I have tended not to involve myself in the finger-pointing over the budget deficit, finding myself more inclined to look forward at the policy changes that will be needed to right our listing fiscal ship of state than to look backward and try to assign blame. Simply stated, I think that trying to take either credit or blame for the policies that brought us to where we are now is an enormous over-simplification.
At the left is a graphic snapshot from the Center for on Budget and Policy Priorities, a progressive think-tank, taken in December of 2009 of the budget deficit and its projected expansion into the future. You can click on it for a larger image. Although the story it tells is one of the Bush era taxcuts taking an ever-growing toll on the deficit, I suspect that, were the snapshot taken based on President Obama’s proposed 2011 budget, it would look somewhat different.
However, that’s not my point. My point is that I see no coherent way to gain partisan political advantage from the argument. President Obama has produced deficits higher than any in the post-war period however you measure them by responding to the economic situation in which he found himself, the product of the actions of the Congress and his predecessors, Republicans and Democrats alike, in the way that he thought was best and as his advisors counselled him, in embarking on a large fiscal stimulus via spending, the complex of grants enacted last spring and referred to as the stimulus package, now known to amount to something over $800 billion.
That was precisely the fix in which President Bush found himself at the start of his presidency. The economy was in recession as a consequence of events and actions that took place before he assumed office. Previous policies put in place and the state of discourse left few alternatives.
He had to do something. That was assured by his father’s loss in 1992. The historically extremely mild 1990-1991 recession was exploited to good effect by the Clinton campaign. It’s the economy, stupid! President George H. W. Bush’s assertion that it’s the business cycle, stupid (or words to that effect), lost him the election.
The alternatives were to embark on an ambitious spending program as President Obama has done or to cut taxes. There’s some empirical evidence (including that produced by Obama economic advisor Christine Romer) that suggests that tax cuts are more effective than spending for economic stimulus (i.e. the multiplier is higher). I, for one, would like to see stronger empirical evidence one way or the other.
The present structure of taxes and state of political discourse ensures that any tax cut will be a tax cut for the rich. The tax that falls on people in the lower two income quintiles most heavily is the payroll tax or FICA. Any cut in FICA reduces the revenue for the Social Security trust fund and that’s invariably pilloried as a frontal assault on Social Security. Cutting business income taxes is lambasted as being in the pockets of the evil corporations.
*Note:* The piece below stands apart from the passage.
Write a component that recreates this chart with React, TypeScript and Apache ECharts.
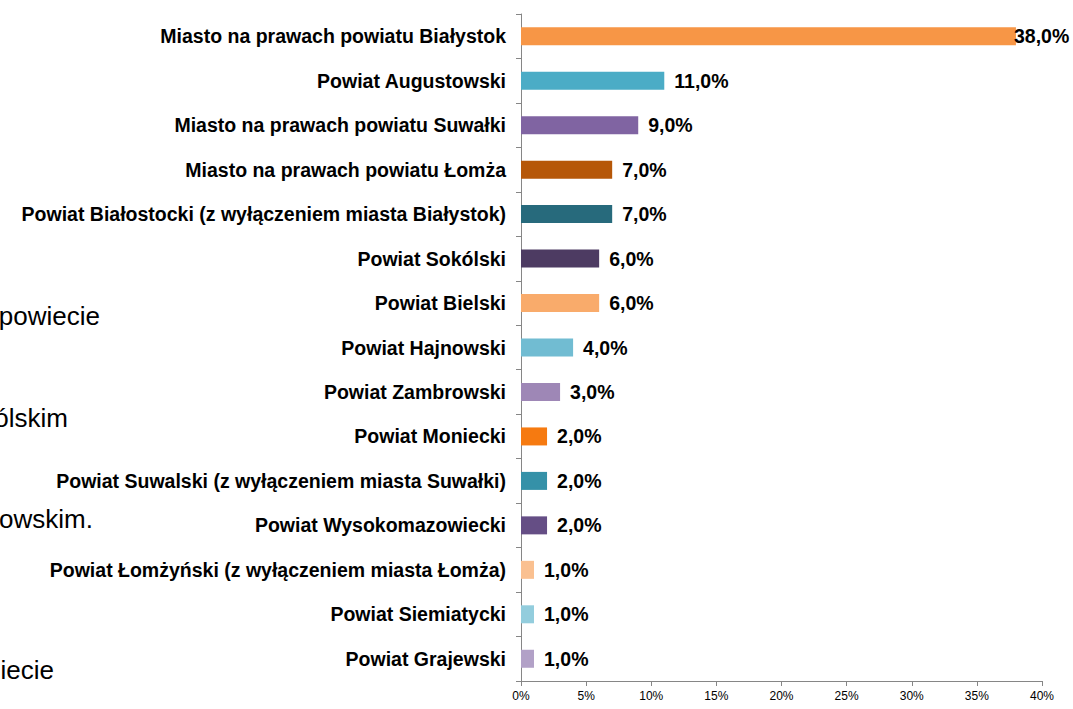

Willy-nilly presidents must do something and for President George W. Bush something was tax cuts. For President Obama it’s spending. Each has selected the solution with the least political pain (for him) and the most political gain (for him) under comparable circumstances and the result is a country lurching towards insolvency.
So, the answer to the question posed by the title is that they are our deficits and we need to muster the wits and will to deal with them. I am not optimistic.